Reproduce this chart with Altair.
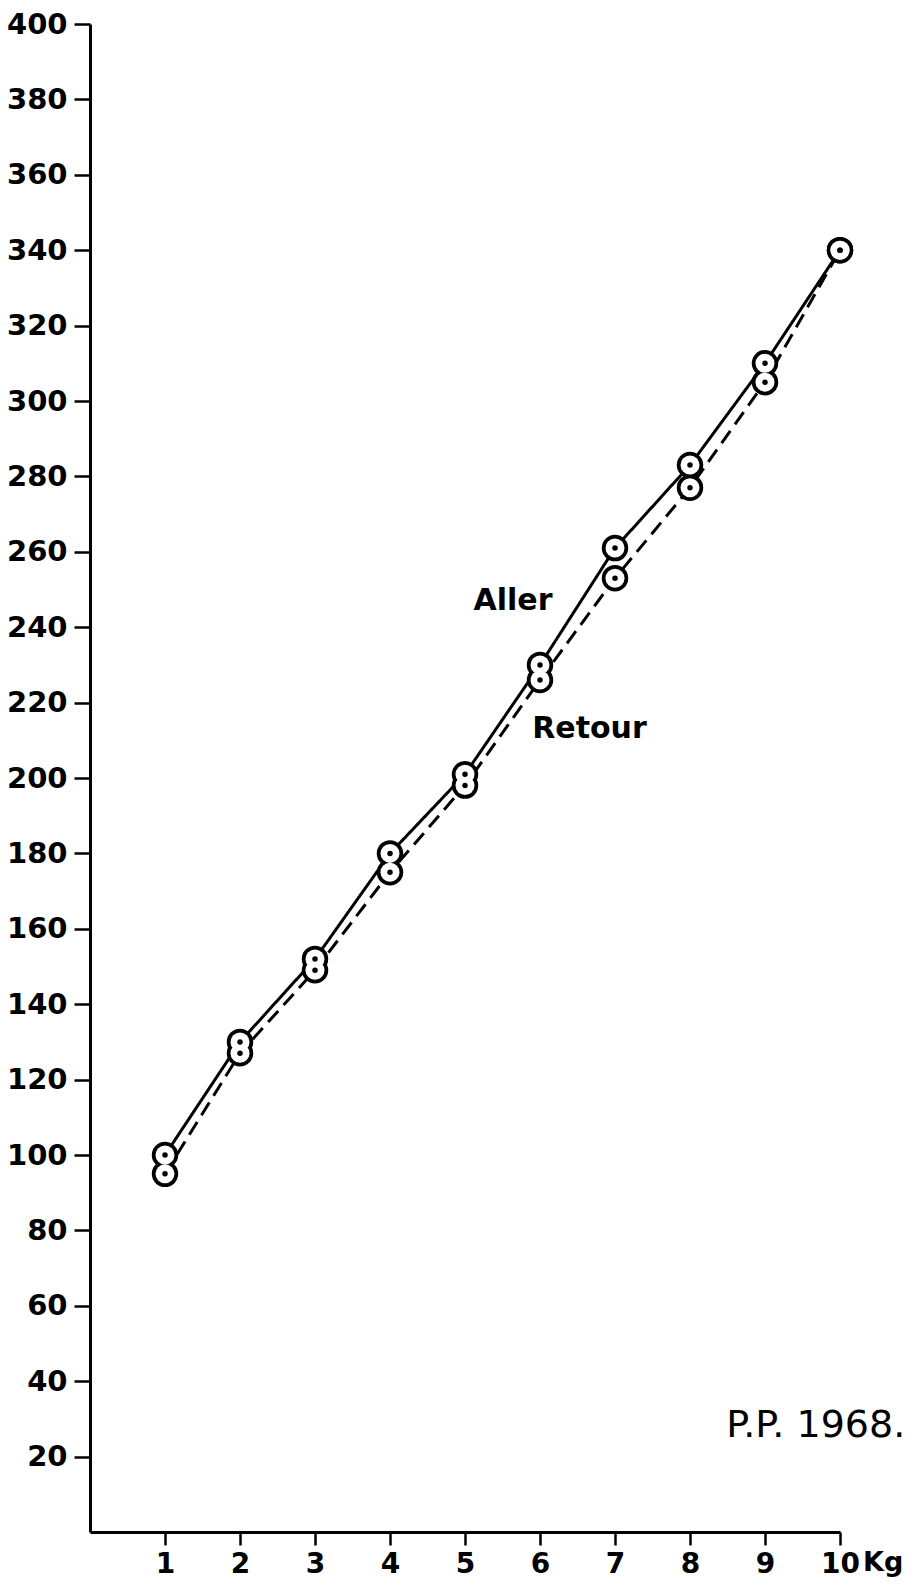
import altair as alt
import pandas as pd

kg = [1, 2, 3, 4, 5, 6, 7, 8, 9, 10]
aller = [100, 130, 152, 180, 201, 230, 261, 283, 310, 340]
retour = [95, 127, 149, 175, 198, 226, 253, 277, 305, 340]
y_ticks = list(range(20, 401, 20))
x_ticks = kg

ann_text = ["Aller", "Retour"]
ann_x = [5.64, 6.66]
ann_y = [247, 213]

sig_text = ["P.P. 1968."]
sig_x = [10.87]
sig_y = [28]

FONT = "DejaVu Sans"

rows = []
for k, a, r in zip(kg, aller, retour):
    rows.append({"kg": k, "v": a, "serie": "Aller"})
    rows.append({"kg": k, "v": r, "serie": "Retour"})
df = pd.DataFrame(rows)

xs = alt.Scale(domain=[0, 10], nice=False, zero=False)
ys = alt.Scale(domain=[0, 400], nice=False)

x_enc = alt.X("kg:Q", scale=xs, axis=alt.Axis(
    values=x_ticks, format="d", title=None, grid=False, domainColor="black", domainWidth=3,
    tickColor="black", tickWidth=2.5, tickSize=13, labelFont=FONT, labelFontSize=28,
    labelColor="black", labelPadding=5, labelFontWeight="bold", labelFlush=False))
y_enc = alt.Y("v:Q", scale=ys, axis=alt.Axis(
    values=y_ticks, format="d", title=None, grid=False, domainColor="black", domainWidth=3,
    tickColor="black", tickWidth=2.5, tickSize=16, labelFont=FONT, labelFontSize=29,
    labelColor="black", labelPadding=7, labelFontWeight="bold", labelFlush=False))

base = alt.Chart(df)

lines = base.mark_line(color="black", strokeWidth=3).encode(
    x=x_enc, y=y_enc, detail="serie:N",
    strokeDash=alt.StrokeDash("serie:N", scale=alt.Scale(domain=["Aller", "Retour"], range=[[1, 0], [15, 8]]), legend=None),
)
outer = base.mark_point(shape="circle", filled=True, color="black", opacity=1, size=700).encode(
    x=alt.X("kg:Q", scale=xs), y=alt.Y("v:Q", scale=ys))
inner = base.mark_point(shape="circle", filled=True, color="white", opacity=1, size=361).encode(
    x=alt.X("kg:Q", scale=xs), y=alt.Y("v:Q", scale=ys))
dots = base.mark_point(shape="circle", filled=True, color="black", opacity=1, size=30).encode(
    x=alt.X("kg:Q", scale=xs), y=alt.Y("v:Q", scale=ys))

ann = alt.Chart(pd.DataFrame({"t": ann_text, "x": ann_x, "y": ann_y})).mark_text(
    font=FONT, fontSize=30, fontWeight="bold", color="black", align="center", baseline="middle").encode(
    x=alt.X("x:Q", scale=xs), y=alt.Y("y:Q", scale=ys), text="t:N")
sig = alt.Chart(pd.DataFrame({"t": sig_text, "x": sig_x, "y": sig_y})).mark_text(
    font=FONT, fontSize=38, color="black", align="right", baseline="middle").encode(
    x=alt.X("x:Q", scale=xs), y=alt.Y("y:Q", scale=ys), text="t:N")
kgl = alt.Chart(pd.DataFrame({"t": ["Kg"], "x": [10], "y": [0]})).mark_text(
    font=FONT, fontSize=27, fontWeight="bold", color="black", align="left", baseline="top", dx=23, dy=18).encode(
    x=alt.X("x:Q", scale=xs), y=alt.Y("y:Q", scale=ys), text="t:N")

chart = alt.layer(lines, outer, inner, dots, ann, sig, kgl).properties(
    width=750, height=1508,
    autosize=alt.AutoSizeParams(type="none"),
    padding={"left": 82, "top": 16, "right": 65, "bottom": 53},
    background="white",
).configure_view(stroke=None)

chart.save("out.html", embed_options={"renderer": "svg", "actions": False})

**What you should do:** From the first line above through the line containing "df = pd.DataFrame(rows)", copy everything exactly, without the pictures.

**In response:**
Reproduce this chart with Altair.
import altair as alt
import pandas as pd

kg = [1, 2, 3, 4, 5, 6, 7, 8, 9, 10]
aller = [100, 130, 152, 180, 201, 230, 261, 283, 310, 340]
retour = [95, 127, 149, 175, 198, 226, 253, 277, 305, 340]
y_ticks = list(range(20, 401, 20))
x_ticks = kg

ann_text = ["Aller", "Retour"]
ann_x = [5.64, 6.66]
ann_y = [247, 213]

sig_text = ["P.P. 1968."]
sig_x = [10.87]
sig_y = [28]

FONT = "DejaVu Sans"

rows = []
for k, a, r in zip(kg, aller, retour):
    rows.append({"kg": k, "v": a, "serie": "Aller"})
    rows.append({"kg": k, "v": r, "serie": "Retour"})
df = pd.DataFrame(rows)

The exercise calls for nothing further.